James Ponsoldt’s new
film is about Wallace’s struggle with becoming a star writer after that
thousand-page novel was published. It is based on a novel by David Lipsky,
which recounted five days during the winter of 1996, when he conducted a series
of interviews with Wallace for Rolling Stone during a book tour.
Lipsky is portrayed by Jesse Eisenberg with the
determination of a reporter digging for details about his reclusive subject,
conflicted with the fact that he is a fan. Wallace comes across as a ball of discomfort,
considering all the possibilities, intentions, and outcomes of having agreed to
this interview.
As a critic, I tend to worry if I fail to represent most
moviegoers, when I voice my preference of a good conversation movie to a
shallow action flick, rom-com, or biopic. Every genre has potential, but when a
drama focuses on the power of an engaging conversation, I feel closer to
understanding what Roger Ebert meant when he called movies, machines that
generate empathy. A conversation is a raw bit of reality similar to what we
experience every day. When a movie gives me the simulated privilege of spending
time with a great artist and to hear this artist’s thoughts on the allure of
fame, the fear of it, and the struggle to exist with a brain that just won’t
shut up, I feel grateful. Focusing on one little corner of a great man’s life
can be more telling than the misplaced ambition to try cramming all the
highlights into one cinematic experience.

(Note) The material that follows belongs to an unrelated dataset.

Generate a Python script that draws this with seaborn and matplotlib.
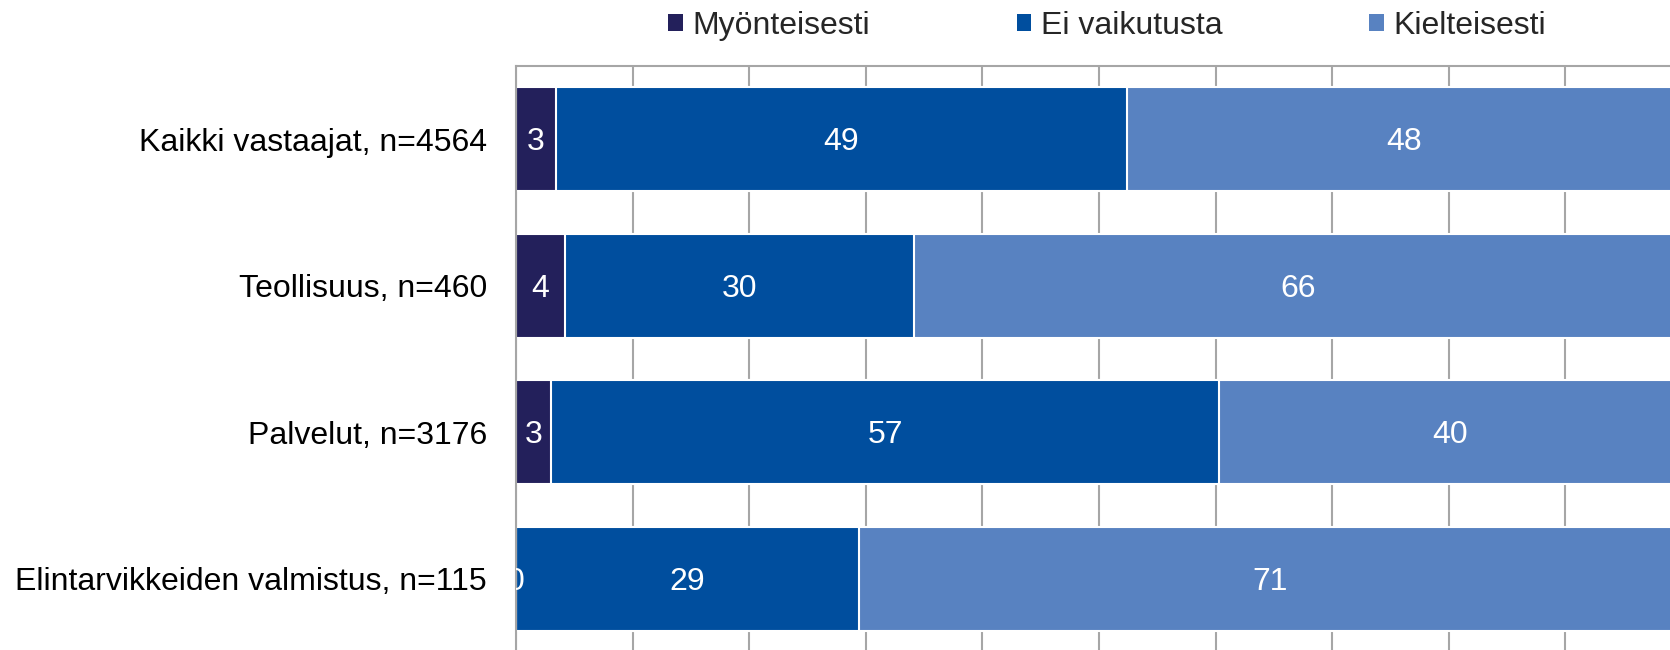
import matplotlib
matplotlib.use("Agg")
import matplotlib.pyplot as plt
from matplotlib.patches import Patch
import seaborn as sns
import pandas as pd
import numpy as np

categories = ["Kaikki vastaajat, n=4564", "Teollisuus, n=460", "Palvelut, n=3176",
              "Elintarvikkeiden valmistus, n=115"]
series_names = ["Myönteisesti", "Ei vaikutusta", "Kielteisesti"]
myonteisesti = [3.4, 4.2, 3.0, 0.0]
ei_vaikutusta = [49.0, 29.9, 57.3, 29.4]
kielteisesti = [47.6, 65.9, 39.7, 70.6]
colors = ["#23205B", "#004E9E", "#5882C1"]

sns.set_theme(style="white")
plt.rcParams["font.family"] = ["Liberation Sans", "DejaVu Sans"]

fig = plt.figure(figsize=(16.7, 6.5), dpi=100)
ax = fig.add_axes([516 / 1670, 1 - 652 / 650, (1670 - 516) / 1670, (652 - 66) / 650])

df = pd.DataFrame({"cat": categories, "m": myonteisesti, "e": ei_vaikutusta, "k": kielteisesti})
df["c1"] = df["m"]
df["c2"] = df["m"] + df["e"]
df["c3"] = df["m"] + df["e"] + df["k"]

for col, c in zip(["c3", "c2", "c1"], colors[::-1]):
    sns.barplot(data=df, x=col, y="cat", order=categories, color=c, width=0.71,
                edgecolor="white", linewidth=1.5, orient="h", ax=ax, saturation=1)

# value labels
for i in range(len(categories)):
    left = 0.0
    for vals in (myonteisesti, ei_vaikutusta, kielteisesti):
        w = vals[i]
        ax.text(left + w / 2, i + 0.02, f"{w:.0f}", ha="center", va="center", color="white",
                fontsize=23, clip_on=True)
        left += w

ax.set_xticks(np.arange(0, 101, 10))
ax.set_xticklabels([])
ax.set_xlim(0, 100 * (1670 - 516) / 1166)
ax.set_ylim(3.5, -0.5)
ax.xaxis.grid(True, color="#A6A6A6", linewidth=1.5)
ax.yaxis.grid(False)
ax.set_axisbelow(True)
ax.tick_params(axis="both", length=0)
ax.tick_params(axis="y", labelsize=23, pad=21, labelcolor="black")
ax.set_xlabel("")
ax.set_ylabel("")
for s in ["right", "bottom"]:
    ax.spines[s].set_visible(False)
for s in ["top", "left"]:
    ax.spines[s].set_color("#A6A6A6")
    ax.spines[s].set_linewidth(1.5)

handles = [Patch(facecolor=c, edgecolor="none") for c in colors]
fig.legend(handles, series_names, loc="center", bbox_to_anchor=(1107 / 1670, 1 - 26 / 650),
           ncol=3, frameon=False, fontsize=23, handlelength=0.45, handleheight=0.45,
           handletextpad=0.3, columnspacing=4.6)

fig.savefig("out.png", dpi=100)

As the movie begins in 2008, Lipsky hears of Wallace’s
suicide, which provokes the flashback to 1996 as he listens to recordings of
their conversations. I felt as though this movie could have been more daring,
if it had committed those flashbacks to only where the cassette recorder was
rolling and left the words spoken in between to be expressed by Lipsky’s
character in the present day, as he writes his book. I’m getting off track when
I explain what a movie isn’t as opposed to what it is, but it also seems so
close to taking this stylistic shape, that I’m sure the filmmakers danced
around with the idea before arriving at a more conventional form that would be
easier on an audience.
The End of the Tour is still a well-acted and honest film
that probably does most audiences a favor by simplifying the eccentric
personalities on display and it is among the better movies I’ve seen this year.